25 Haziran’da Genelkurmay Başkanlığı tarafından bir açıklama yapıldığını anımsatan Kılıçarslan, “Açıklamada, Karadeniz’in hala birliğine katılmadığı ve firari durumda olduğu, yapılan personel incelemesinde hakkında mahkumiyet cezası bulunduğunun tespit edildiği ve bu nedenle Kara Kuvvetleri Komutanlığı’nın emri gereği görev yerinin değiştirildiğini belirtilmiştir. Özellikle biz insan hakları savunucuları ve sivil toplum örgütlerinin temsilcileri, bu ülkenin bir utancı olarak karşımıza çıkan ‘zorla kaybetme’ vakalarına bir yenisinin daha eklendiği şüphesi içindeyiz. Bu nedenle Genelkurmay Başkanlığı tarafından yapılan açıklamanın şüphelerimizi giderecek nitelikte olmadığını, aksine olayın üzerinin örtmeye yönelik bir tutum olarak gördüğümüzü belirtmek istiyoruz. Bizler Karadeniz’in akıbetinin ortaya çıkarılmasının başta Genelkurmay Başkanlığı olmak üzere, devlet ve ilgili hükümet yetkililerinin sorumluluğunda olduğunu bir kez hatırlatmakta yarar görüyoruz" diye konuştu.
"ONLARA EMANET ETMİŞTİK"
Ardından konuşan kayıp er Karadeniz’in ablası Zozan Karadeniz ise 17 günü geri bıraktıklarını ancak kardeşi ile ilgili ne bir ses ne de ize rastlamadıklarını vurgulayarak, şunları kaybetti:
"Devlet yetkilileri, askeriye, Milli Savunma Bakanlığı herhangi bir adım atmış değil. Halen hiçbir somut delil elimizde yok. Kardeşimin akıbetinden kesinlikle Milli Savunma Bakanlığı ve TSK sorumludur. Onların bünyesinde, onların himayesi altındayken kaybettirilmiştir. Hepsinden açıklama bekliyoruz. İlla gidin çocuğunuzu dağda arayın demelerinin neye dayandığını öğrenmek istiyoruz. Osman’ın bir büyük kardeşi hakkında terör örgütüne üye olduğun söylüyorlar. Bu yalan bir açıklamadır. Kardeşimin siyasi bir geçmişi olabilir. Bunları buna yorumlamaları kesinlikle yanlıştır.
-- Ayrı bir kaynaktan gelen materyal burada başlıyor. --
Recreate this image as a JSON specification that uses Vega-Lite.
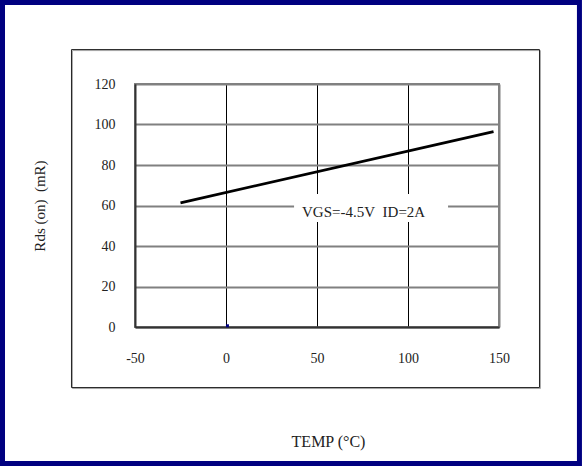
{
  "$schema": "https://vega.github.io/schema/vega-lite/v6.json",
  "autosize": "none",
  "width": 364,
  "height": 243,
  "padding": {"left": 135, "top": 84, "right": 83, "bottom": 139},
  "background": "white",
  "config": {
    "font": "Liberation Serif",
    "view": {"stroke": "#808080", "strokeWidth": 2},
    "axis": {"labelFont": "Liberation Serif", "titleFont": "Liberation Serif", "labelColor": "#222", "titleColor": "#222", "titleFontWeight": "normal", "ticks": false, "labelFlush": false}
  },
  "datasets": {
    "curve": [
      {"temp": -25, "rds": 61.3},
      {"temp": 147, "rds": 96.5}
    ],
    "marker": [
      {"temp": 0.8, "rds": 0.6}
    ],
    "note": [
      {"temp": 75.6, "rds": 56.8, "label": "VGS=-4.5V\u00a0 ID=2A"}
    ]
  },
  "layer": [
    {
      "data": {"values": [{}]},
      "mark": {"type": "rect", "fill": null, "stroke": "#000080", "strokeWidth": 5, "clip": false},
      "encoding": {
        "x": {"datum": -122.8, "type": "quantitative", "scale": {"domain": [-50, 150], "nice": false, "zero": false}},
        "x2": {"datum": 194.2},
        "y": {"datum": 160.2, "type": "quantitative", "scale": {"domain": [0, 120], "nice": false, "zero": false}},
        "y2": {"datum": -67.4}
      }
    },
    {
      "data": {"values": [{}]},
      "mark": {"type": "rect", "fill": null, "stroke": "#aaaaaa", "strokeWidth": 1, "clip": false},
      "encoding": {
        "x": {"datum": -84.35, "type": "quantitative"},
        "x2": {"datum": 172.8},
        "y": {"datum": 136.5, "type": "quantitative"},
        "y2": {"datum": -30.4}
      }
    },
    {
      "data": {"values": [{}]},
      "mark": {"type": "rect", "fill": null, "stroke": "#222222", "strokeWidth": 1, "clip": false},
      "encoding": {
        "x": {"datum": -84.9, "type": "quantitative"},
        "x2": {"datum": 172.25},
        "y": {"datum": 137.0, "type": "quantitative"},
        "y2": {"datum": -29.9}
      }
    },
    {
      "data": {"values": [{}]},
      "mark": {"type": "rect", "fill": "white", "stroke": null},
      "encoding": {
        "x": {"datum": 37.4, "type": "quantitative"},
        "x2": {"datum": 122},
        "y": {"datum": 65.7, "type": "quantitative"},
        "y2": {"datum": 51.9}
      }
    },
    {
      "data": {"name": "curve"},
      "mark": {"type": "line", "color": "black", "strokeWidth": 2.8},
      "encoding": {
        "x": {
          "field": "temp", "type": "quantitative",
          "scale": {"domain": [-50, 150], "nice": false, "zero": false},
          "axis": {
            "values": [-50, 0, 50, 100, 150],
            "labelExpr": "'' + datum.value",
            "title": "TEMP (°C)",
            "titleFontSize": 16,
            "titleX": 193,
            "titleY": 114,
            "titleBaseline": "middle",
            "labelFontSize": 14,
            "labelPadding": 24,
            "domainColor": "#333333",
            "domainWidth": 2,
            "grid": true,
            "gridColor": {"condition": {"test": "datum.value == 150", "value": "#808080"}, "value": "black"},
            "gridWidth": {"condition": {"test": "datum.value == 150", "value": 2}, "value": 1}
          }
        },
        "y": {
          "field": "rds", "type": "quantitative",
          "scale": {"domain": [0, 120], "nice": false, "zero": false},
          "axis": {
            "values": [0, 20, 40, 60, 80, 100, 120],
            "labelExpr": "'' + datum.value",
            "title": "Rds (on)\u00a0 (mR)",
            "titleFontSize": 15,
            "titleAngle": -90,
            "titleX": -95.5,
            "titleY": 121.5,
            "titleBaseline": "middle",
            "titleAlign": "center",
            "labelFontSize": 14,
            "labelPadding": 20,
            "domainColor": "#333333",
            "domainWidth": 2,
            "grid": true,
            "gridColor": "#808080",
            "gridWidth": 2
          }
        }
      }
    },
    {
      "data": {"name": "marker"},
      "mark": {"type": "point", "shape": "square", "filled": true, "color": "#000080", "size": 9, "opacity": 1},
      "encoding": {
        "x": {"field": "temp", "type": "quantitative"},
        "y": {"field": "rds", "type": "quantitative"}
      }
    },
    {
      "data": {"name": "note"},
      "mark": {"type": "text", "font": "Liberation Serif", "fontSize": 15, "color": "#222", "align": "center", "baseline": "middle"},
      "encoding": {
        "x": {"field": "temp", "type": "quantitative"},
        "y": {"field": "rds", "type": "quantitative"},
        "text": {"field": "label"}
      }
    }
  ]
}
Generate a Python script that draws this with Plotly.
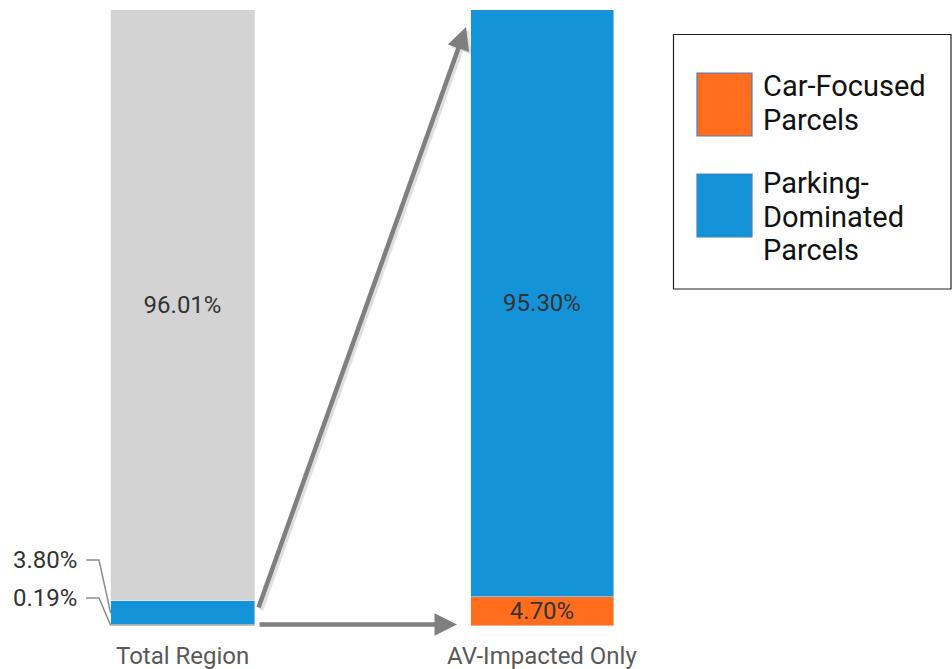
import plotly.graph_objects as go

# Share of parcels, stacked bottom-up
categories = ["Total Region", "AV-Impacted Only"]
car_focused = [0.19, 4.70]
parking_dominated = [3.80, 95.30]
other = [96.01, 0.0]

series_names = [["Car-Focused", "Parcels"], ["Parking-", "Dominated", "Parcels"]]

ORANGE = "#ff6d1d"
BLUE = "#1493d9"
GRAY = "#d3d3d3"
ARROW = "#7f7f7f"
FONT = "Roboto, Arial, sans-serif"

W, H = 952, 669
x_pos = [0, 1]

# plot area in pixels
PL, PR, PT, PB = 2.75, 722.0, 10.0, 626.0


def px(xp):
    return xp / W


def py(yp):
    return 1 - yp / H


def dx(xp):
    # pixel -> data x
    return (xp - PL) / ((PR - PL) / 2) - 0.5


def dy(yp):
    return (PB - yp) / ((PB - PT) / 100)


label_font = dict(size=24, color="#333333", family=FONT)

fig = go.Figure()
fig.add_trace(go.Bar(
    x=x_pos, y=car_focused, marker_color=ORANGE, width=0.4,
    text=["", f"{car_focused[1]:.2f}%"], textposition="inside",
    insidetextanchor="middle", constraintext="none", textfont=label_font,
    showlegend=False, hoverinfo="skip"))
fig.add_trace(go.Bar(
    x=x_pos, y=parking_dominated, marker_color=BLUE, width=0.4,
    text=["", f"{parking_dominated[1]:.2f}%"], textposition="inside",
    insidetextanchor="middle", constraintext="none", textfont=label_font,
    showlegend=False, hoverinfo="skip"))
fig.add_trace(go.Bar(
    x=x_pos, y=other, marker_color=GRAY, width=0.4,
    text=[f"{other[0]:.2f}%", ""], textposition="inside",
    insidetextanchor="middle", constraintext="none", textfont=label_font,
    showlegend=False, hoverinfo="skip"))

annotations = []
shapes = []

# outside labels with leader lines for the thin segments of the first bar
small_labels = [
    (parking_dominated[0], car_focused[0] + parking_dominated[0] / 2, 560),
    (car_focused[0], car_focused[0] / 2, 598),
]
for val, mid, ypix in small_labels:
    annotations.append(dict(
        x=dx(79), y=dy(ypix), xref="x", yref="y", text=f"{val:.2f}%",
        showarrow=False, xanchor="right", yanchor="middle", font=label_font))
    shapes.append(dict(
        type="path", xref="x", yref="y",
        path=f"M {dx(86)},{dy(ypix)} L {dx(99)},{dy(ypix)} L -0.2,{mid}",
        line=dict(color="#8c8c8c", width=1.5)))

# arrows from the total bar to the AV-impacted bar (with soft shadow)
arrows = [
    ((258, 609), (466, 27)),
    ((258, 624.5), (457, 624.5)),
]
for (tx, ty), (hx, hy) in arrows:
    for off, col in ((2.5, "rgba(0,0,0,0.12)"), (0, ARROW)):
        annotations.append(dict(
            x=dx(hx + off), y=dy(hy + off), ax=dx(tx + off), ay=dy(ty + off),
            xref="x", yref="y", axref="x", ayref="y",
            showarrow=True, arrowhead=2, arrowsize=1.0, arrowwidth=4.5,
            arrowcolor=col, text=""))

# category labels
for xi, cat in zip(x_pos, categories):
    annotations.append(dict(
        x=xi, y=py(656), xref="x", yref="paper", text=cat, showarrow=False,
        xanchor="center", yanchor="middle",
        font=dict(size=24, color="#595959", family=FONT)))

# legend box
shapes.append(dict(type="rect", xref="paper", yref="paper",
                   x0=px(673.5), x1=px(951), y0=py(289), y1=py(34.5),
                   line=dict(color="#222222", width=1.2), fillcolor="white"))
legend_items = [
    (ORANGE, series_names[0], 73, 136, 86),
    (BLUE, series_names[1], 174, 237, 183),
]
for col, lines, y0, y1, ytxt in legend_items:
    shapes.append(dict(type="rect", xref="paper", yref="paper",
                       x0=px(697), x1=px(752), y0=py(y1), y1=py(y0),
                       line=dict(color="#4a7ebb", width=1.2), fillcolor=col))
    for i, line in enumerate(lines):
        annotations.append(dict(
            x=px(761), y=py(ytxt + 33.5 * i), xref="paper", yref="paper", text=line,
            showarrow=False, xanchor="left", yanchor="middle", align="left",
            font=dict(size=29, color="#111111", family=FONT)))

fig.update_layout(
    width=W, height=H, barmode="stack",
    margin=dict(l=0, r=0, t=0, b=0),
    paper_bgcolor="white", plot_bgcolor="white",
    font=dict(family=FONT),
    xaxis=dict(domain=[PL / W, PR / W], range=[-0.5, 1.5], showgrid=False,
               zeroline=False, showticklabels=False, showline=False, fixedrange=True),
    yaxis=dict(domain=[1 - PB / H, 1 - PT / H], range=[0, 100], showgrid=False,
               zeroline=False, showticklabels=False, showline=False, fixedrange=True),
    annotations=annotations, shapes=shapes, bargap=0,
)

fig.write_html("out.html")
Çocuğun niyeti kötü olsa askerlik yapmazdı. Sonuçta 4 aylık bir askerdi ve onlara emanetti, onlara göndermiştik. Açıklamasını yapmak zorundalar. Askeriyede bir iğne kaybolsa bunun hesabını soruyorlar. Tutanaklar tutuluyor, incelemeler yapılıyor. Burada bir can kaybı var neden açıklamasını yapmıyorlar. Bunlar gösteriyor ki kesinlikle bunda bir komplo var. Çocuğun başına bir şey getirilmiş."